Reproduce from the records below, with no pictures, exactly the lines between the one containing "What TikZ code" and the one containing "width=224pt, minimum height=104pt]", inclusive.

───── Data section ─────

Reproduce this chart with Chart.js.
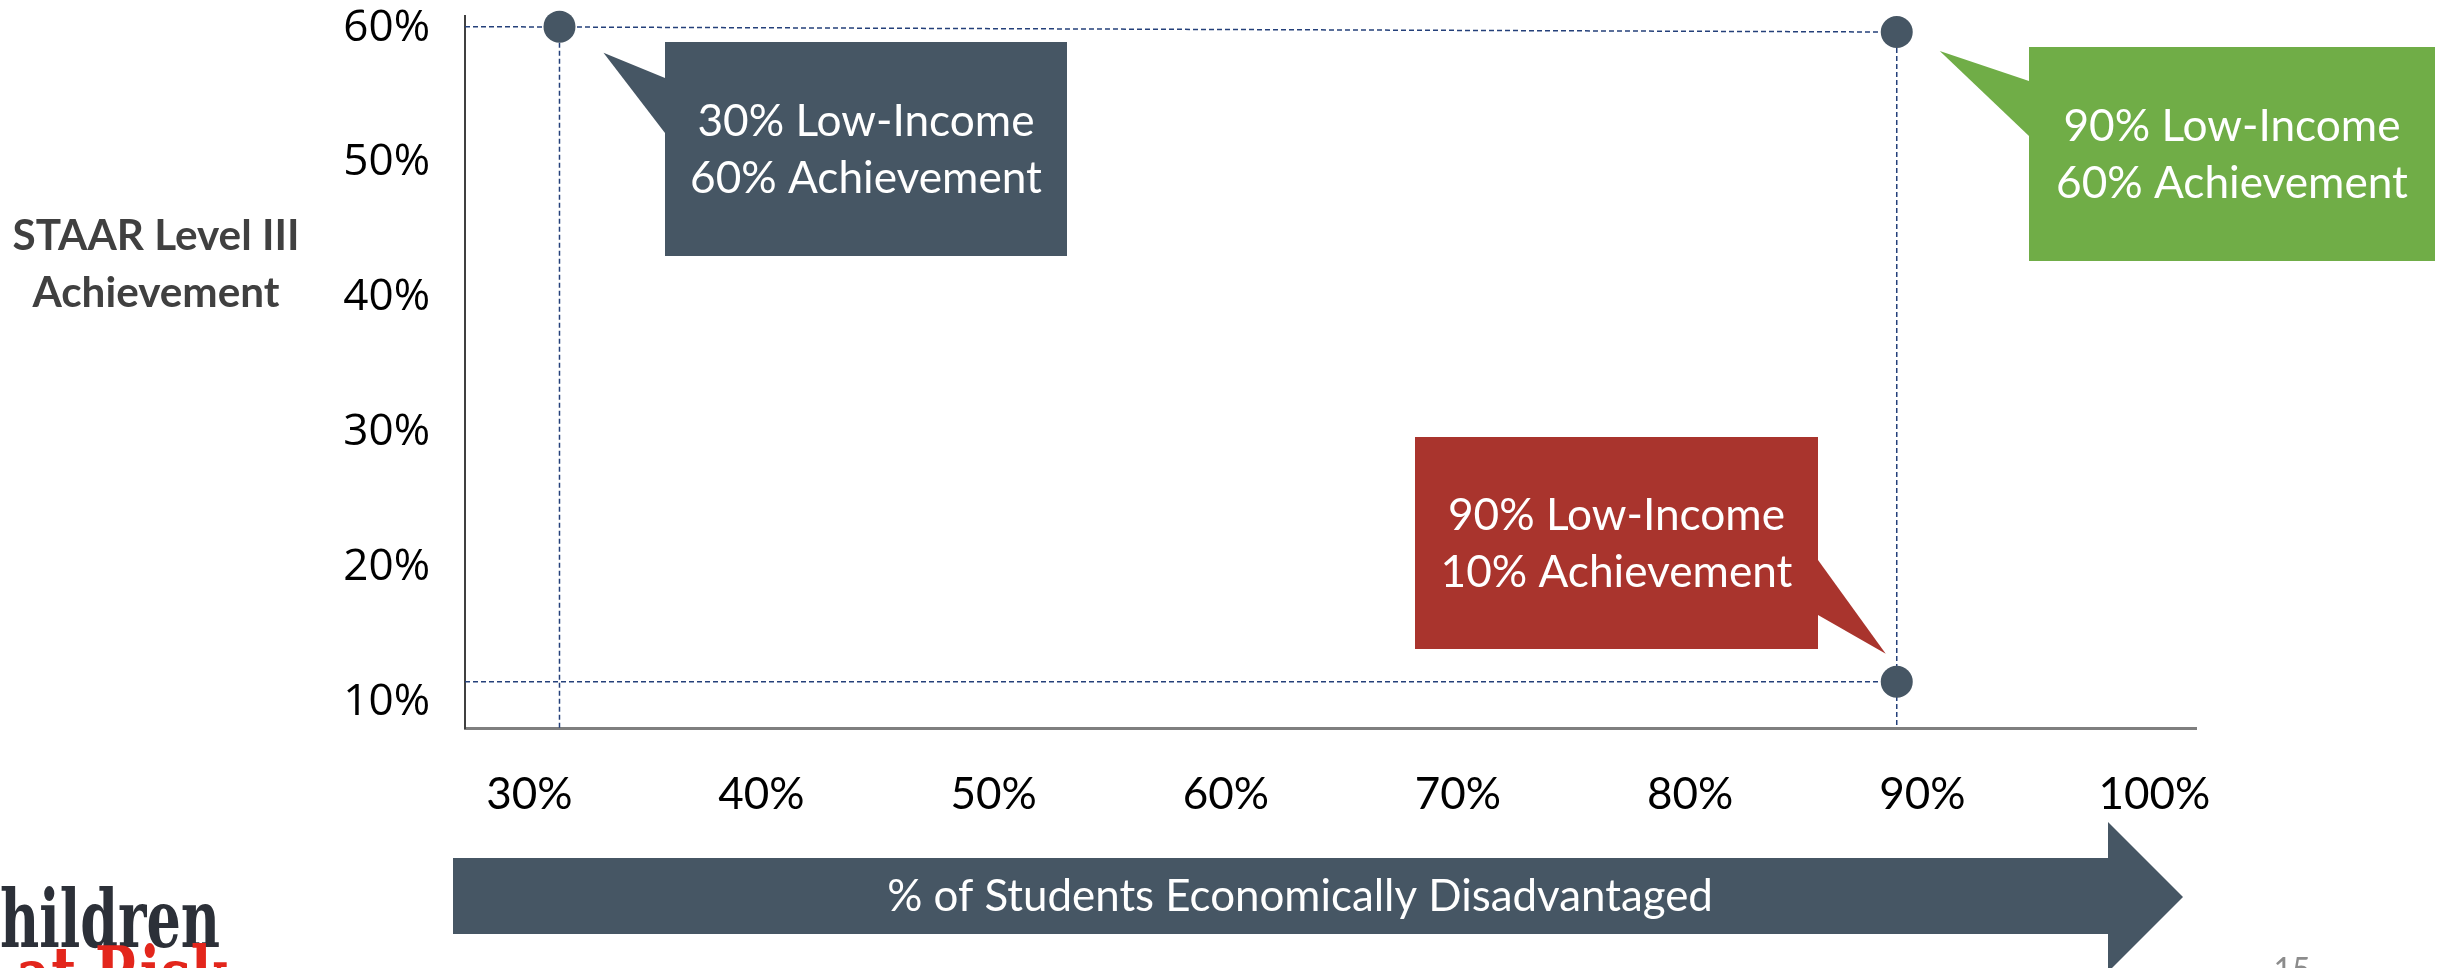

─────
───── Data section ─────

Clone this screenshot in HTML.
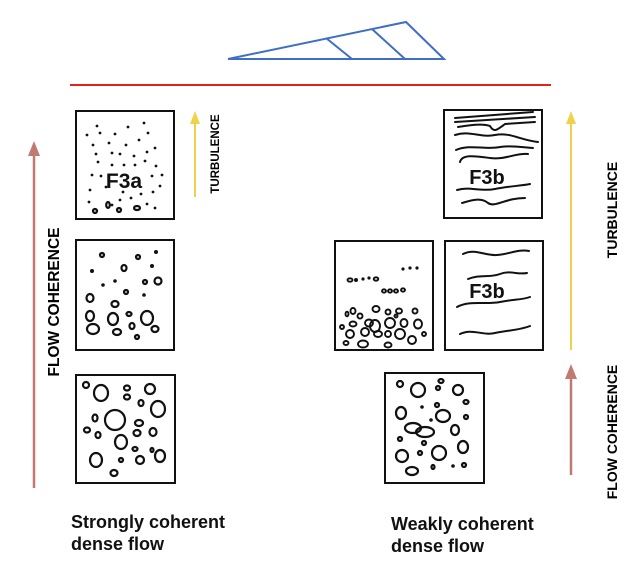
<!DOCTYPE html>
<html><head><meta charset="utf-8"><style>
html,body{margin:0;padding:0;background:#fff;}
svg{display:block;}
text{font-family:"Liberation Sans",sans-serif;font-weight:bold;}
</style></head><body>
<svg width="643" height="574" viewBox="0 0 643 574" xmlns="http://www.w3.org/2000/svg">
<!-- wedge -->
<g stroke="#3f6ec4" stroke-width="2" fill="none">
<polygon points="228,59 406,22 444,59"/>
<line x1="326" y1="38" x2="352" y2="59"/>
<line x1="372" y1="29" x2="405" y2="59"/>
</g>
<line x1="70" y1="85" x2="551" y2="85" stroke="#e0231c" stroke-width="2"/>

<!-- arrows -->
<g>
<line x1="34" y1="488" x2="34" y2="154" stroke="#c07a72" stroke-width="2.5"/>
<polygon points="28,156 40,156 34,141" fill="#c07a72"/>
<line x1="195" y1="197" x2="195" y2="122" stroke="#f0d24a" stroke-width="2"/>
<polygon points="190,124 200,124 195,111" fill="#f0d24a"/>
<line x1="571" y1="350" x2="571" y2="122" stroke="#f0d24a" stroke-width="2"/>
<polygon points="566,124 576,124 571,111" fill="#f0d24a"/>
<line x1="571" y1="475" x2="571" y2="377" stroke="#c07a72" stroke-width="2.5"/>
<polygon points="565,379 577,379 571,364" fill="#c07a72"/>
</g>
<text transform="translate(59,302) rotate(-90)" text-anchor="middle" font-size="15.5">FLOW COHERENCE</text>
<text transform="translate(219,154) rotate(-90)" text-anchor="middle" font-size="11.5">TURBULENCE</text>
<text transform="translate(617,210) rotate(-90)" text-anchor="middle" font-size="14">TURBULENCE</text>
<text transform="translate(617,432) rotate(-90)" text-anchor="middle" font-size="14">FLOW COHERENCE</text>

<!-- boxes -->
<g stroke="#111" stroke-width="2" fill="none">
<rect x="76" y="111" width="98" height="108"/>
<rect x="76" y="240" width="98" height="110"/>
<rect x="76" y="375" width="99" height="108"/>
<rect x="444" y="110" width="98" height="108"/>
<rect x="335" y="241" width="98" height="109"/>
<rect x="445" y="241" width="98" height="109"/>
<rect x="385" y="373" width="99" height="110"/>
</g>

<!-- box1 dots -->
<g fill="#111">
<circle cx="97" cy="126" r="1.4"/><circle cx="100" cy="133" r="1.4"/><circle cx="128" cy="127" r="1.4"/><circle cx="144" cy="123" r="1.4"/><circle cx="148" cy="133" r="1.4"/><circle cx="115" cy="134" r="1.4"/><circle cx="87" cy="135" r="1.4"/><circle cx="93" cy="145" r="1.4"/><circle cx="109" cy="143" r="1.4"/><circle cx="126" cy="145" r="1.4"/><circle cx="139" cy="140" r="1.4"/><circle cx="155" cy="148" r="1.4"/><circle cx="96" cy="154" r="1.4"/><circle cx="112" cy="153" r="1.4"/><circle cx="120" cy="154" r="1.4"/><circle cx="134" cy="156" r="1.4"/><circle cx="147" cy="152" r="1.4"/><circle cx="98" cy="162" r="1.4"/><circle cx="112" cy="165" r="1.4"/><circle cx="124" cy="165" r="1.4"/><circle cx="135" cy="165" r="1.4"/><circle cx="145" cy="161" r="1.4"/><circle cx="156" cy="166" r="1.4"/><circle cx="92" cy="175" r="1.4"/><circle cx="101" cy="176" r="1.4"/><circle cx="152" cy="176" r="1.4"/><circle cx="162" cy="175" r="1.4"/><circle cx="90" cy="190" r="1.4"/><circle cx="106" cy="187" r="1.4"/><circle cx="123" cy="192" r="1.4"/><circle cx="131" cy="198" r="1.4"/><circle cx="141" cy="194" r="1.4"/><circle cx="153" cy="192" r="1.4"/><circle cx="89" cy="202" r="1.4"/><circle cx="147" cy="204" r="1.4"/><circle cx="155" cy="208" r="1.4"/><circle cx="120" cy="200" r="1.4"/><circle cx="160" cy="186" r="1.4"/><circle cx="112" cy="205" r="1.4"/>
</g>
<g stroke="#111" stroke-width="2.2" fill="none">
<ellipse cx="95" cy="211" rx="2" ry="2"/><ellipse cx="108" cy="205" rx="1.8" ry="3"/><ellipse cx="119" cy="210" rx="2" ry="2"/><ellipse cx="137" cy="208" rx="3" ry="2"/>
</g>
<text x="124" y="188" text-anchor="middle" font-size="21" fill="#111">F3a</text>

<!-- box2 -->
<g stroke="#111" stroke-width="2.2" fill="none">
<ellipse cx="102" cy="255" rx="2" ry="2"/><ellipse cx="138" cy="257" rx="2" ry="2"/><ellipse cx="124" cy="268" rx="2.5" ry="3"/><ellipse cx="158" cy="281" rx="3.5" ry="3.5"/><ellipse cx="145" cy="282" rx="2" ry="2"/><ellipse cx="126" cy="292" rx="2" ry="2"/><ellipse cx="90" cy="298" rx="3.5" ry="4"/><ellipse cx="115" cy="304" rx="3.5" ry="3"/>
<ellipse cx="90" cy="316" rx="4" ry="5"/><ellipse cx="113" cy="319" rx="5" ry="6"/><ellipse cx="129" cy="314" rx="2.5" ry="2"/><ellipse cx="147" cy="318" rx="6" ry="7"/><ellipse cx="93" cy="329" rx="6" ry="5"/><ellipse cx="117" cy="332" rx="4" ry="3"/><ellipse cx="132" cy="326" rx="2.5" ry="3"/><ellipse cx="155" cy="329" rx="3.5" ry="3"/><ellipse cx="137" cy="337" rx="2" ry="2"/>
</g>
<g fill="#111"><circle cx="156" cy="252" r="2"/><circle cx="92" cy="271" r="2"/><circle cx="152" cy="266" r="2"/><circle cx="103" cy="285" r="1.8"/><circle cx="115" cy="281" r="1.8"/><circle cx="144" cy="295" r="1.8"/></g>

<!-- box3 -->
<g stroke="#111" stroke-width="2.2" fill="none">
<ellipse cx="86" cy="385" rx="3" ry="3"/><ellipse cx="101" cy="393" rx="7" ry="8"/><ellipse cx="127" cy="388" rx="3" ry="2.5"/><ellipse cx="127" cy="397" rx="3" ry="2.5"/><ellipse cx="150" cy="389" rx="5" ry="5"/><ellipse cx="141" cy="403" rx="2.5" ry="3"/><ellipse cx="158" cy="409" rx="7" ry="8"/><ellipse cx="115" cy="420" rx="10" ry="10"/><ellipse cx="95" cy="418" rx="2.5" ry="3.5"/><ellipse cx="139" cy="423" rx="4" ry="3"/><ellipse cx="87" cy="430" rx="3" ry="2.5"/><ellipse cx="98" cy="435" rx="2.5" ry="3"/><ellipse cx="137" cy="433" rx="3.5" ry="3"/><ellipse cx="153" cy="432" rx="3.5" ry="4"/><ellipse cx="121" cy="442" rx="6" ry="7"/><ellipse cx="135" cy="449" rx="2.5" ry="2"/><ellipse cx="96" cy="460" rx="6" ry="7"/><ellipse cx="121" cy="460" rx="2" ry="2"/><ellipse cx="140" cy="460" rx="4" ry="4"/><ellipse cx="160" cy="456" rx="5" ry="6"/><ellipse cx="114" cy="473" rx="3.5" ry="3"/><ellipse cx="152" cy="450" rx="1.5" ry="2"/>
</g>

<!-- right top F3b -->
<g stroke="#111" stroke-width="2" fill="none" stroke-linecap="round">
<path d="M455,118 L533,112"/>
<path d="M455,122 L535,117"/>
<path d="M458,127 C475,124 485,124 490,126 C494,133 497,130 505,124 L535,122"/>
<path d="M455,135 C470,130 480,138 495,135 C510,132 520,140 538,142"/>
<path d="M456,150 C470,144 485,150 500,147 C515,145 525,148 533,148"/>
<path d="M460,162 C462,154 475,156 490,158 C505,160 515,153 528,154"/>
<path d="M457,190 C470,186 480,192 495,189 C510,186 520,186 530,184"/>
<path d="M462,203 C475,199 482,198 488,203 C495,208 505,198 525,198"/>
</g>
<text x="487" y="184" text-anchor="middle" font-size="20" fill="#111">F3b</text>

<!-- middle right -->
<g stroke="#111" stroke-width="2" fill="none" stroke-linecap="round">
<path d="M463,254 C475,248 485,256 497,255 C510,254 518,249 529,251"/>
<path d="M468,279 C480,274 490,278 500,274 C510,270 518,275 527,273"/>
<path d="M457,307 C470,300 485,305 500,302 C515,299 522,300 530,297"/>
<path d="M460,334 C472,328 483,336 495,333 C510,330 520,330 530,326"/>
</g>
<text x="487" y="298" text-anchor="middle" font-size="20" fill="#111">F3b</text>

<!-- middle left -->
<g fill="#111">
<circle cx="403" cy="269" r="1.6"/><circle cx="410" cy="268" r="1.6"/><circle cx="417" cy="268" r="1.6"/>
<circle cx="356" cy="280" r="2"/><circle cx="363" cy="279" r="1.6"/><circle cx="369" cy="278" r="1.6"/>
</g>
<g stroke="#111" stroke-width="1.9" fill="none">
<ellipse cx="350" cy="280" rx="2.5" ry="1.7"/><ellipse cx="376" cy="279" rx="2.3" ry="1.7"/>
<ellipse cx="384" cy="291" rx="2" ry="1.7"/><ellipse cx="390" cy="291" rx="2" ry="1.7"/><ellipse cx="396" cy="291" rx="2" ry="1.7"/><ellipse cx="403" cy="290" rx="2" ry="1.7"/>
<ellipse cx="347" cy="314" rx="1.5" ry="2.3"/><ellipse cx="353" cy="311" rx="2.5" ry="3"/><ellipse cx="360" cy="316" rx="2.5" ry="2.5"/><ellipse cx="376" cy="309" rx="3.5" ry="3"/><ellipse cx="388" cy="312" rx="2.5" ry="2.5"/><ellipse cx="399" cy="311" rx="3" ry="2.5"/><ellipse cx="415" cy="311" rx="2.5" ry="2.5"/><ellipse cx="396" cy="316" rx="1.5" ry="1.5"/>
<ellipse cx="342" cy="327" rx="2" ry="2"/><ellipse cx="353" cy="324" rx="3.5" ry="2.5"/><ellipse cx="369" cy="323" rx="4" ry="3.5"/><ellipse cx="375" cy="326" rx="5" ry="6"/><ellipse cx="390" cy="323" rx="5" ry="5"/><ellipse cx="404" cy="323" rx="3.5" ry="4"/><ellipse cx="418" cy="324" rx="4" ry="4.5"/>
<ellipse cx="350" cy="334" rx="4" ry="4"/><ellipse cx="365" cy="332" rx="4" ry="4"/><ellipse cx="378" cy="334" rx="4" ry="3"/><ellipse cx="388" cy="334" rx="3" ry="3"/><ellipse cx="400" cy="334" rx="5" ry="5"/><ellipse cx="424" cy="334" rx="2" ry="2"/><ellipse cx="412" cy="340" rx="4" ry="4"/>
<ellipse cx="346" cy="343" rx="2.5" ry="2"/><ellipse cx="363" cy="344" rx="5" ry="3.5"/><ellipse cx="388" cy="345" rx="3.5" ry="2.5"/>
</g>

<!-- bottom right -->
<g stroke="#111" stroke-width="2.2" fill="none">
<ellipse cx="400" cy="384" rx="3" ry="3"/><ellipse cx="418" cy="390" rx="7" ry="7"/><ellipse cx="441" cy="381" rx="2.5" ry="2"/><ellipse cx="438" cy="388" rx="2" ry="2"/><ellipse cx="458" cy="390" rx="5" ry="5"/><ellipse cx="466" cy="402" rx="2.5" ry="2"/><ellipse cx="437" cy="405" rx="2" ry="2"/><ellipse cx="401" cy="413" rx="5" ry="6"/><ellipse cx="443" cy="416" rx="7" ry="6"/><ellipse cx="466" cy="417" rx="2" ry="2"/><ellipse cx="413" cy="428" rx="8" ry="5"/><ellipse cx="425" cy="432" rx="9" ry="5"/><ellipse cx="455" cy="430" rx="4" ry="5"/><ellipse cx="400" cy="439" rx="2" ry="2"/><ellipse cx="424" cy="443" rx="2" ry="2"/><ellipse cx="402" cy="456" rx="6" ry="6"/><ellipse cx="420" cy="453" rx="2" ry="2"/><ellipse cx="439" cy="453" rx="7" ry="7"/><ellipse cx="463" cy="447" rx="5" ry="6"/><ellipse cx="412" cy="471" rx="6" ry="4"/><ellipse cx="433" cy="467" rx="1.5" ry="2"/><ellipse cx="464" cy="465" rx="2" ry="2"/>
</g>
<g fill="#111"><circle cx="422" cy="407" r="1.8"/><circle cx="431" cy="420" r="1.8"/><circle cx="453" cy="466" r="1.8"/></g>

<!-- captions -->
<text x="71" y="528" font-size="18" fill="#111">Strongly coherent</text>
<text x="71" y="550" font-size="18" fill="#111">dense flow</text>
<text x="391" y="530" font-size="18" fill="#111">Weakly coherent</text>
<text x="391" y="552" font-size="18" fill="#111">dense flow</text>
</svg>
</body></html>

─────
───── Data section ─────

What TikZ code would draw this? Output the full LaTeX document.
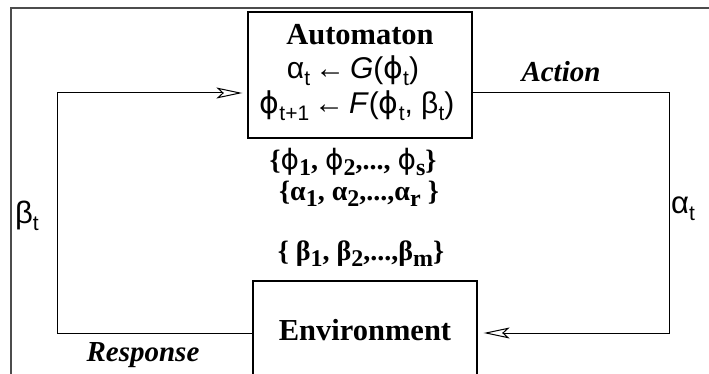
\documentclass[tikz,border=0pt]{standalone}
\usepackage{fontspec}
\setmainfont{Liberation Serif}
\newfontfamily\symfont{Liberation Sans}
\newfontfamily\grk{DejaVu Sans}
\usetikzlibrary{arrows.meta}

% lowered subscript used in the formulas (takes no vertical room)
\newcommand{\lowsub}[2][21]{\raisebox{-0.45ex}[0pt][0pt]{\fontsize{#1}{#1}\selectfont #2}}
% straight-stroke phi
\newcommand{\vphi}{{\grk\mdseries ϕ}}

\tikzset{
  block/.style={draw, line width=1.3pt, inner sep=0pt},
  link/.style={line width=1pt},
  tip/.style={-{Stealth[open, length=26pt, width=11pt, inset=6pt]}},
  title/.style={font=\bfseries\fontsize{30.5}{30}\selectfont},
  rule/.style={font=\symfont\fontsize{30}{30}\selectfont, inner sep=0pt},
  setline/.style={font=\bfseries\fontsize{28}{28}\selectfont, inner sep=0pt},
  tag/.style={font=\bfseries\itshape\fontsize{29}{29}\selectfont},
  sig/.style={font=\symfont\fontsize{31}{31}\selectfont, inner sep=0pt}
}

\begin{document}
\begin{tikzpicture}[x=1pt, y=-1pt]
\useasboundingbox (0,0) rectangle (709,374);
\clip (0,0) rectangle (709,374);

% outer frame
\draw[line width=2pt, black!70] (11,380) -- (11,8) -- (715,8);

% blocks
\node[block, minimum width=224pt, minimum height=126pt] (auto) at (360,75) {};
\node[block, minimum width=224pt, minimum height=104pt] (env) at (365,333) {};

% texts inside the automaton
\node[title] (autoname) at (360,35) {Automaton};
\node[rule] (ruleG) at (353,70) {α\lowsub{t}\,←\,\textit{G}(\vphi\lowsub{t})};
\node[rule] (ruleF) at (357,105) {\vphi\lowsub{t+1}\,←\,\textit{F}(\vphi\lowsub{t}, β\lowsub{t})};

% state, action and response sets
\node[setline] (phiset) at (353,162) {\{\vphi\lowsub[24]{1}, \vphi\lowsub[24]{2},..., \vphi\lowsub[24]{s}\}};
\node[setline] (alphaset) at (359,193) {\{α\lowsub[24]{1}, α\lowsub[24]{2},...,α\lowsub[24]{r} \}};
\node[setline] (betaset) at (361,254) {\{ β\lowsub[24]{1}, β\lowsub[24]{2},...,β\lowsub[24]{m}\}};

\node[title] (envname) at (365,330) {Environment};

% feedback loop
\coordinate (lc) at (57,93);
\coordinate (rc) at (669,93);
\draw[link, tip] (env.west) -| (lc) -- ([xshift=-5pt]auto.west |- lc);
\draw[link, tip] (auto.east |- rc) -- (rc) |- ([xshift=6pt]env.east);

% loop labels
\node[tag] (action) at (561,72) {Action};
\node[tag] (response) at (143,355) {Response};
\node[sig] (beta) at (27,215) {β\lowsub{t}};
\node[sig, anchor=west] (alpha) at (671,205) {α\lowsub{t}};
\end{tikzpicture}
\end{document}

─────

**Answer to the problem**
What TikZ code would draw this? Output the full LaTeX document.
\documentclass[tikz,border=0pt]{standalone}
\usepackage{fontspec}
\setmainfont{Liberation Serif}
\newfontfamily\symfont{Liberation Sans}
\newfontfamily\grk{DejaVu Sans}
\usetikzlibrary{arrows.meta}

% lowered subscript used in the formulas (takes no vertical room)
\newcommand{\lowsub}[2][21]{\raisebox{-0.45ex}[0pt][0pt]{\fontsize{#1}{#1}\selectfont #2}}
% straight-stroke phi
\newcommand{\vphi}{{\grk\mdseries ϕ}}

\tikzset{
  block/.style={draw, line width=1.3pt, inner sep=0pt},
  link/.style={line width=1pt},
  tip/.style={-{Stealth[open, length=26pt, width=11pt, inset=6pt]}},
  title/.style={font=\bfseries\fontsize{30.5}{30}\selectfont},
  rule/.style={font=\symfont\fontsize{30}{30}\selectfont, inner sep=0pt},
  setline/.style={font=\bfseries\fontsize{28}{28}\selectfont, inner sep=0pt},
  tag/.style={font=\bfseries\itshape\fontsize{29}{29}\selectfont},
  sig/.style={font=\symfont\fontsize{31}{31}\selectfont, inner sep=0pt}
}

\begin{document}
\begin{tikzpicture}[x=1pt, y=-1pt]
\useasboundingbox (0,0) rectangle (709,374);
\clip (0,0) rectangle (709,374);

% outer frame
\draw[line width=2pt, black!70] (11,380) -- (11,8) -- (715,8);

% blocks
\node[block, minimum width=224pt, minimum height=126pt] (auto) at (360,75) {};
\node[block, minimum width=224pt, minimum height=104pt] (env) at (365,333) {};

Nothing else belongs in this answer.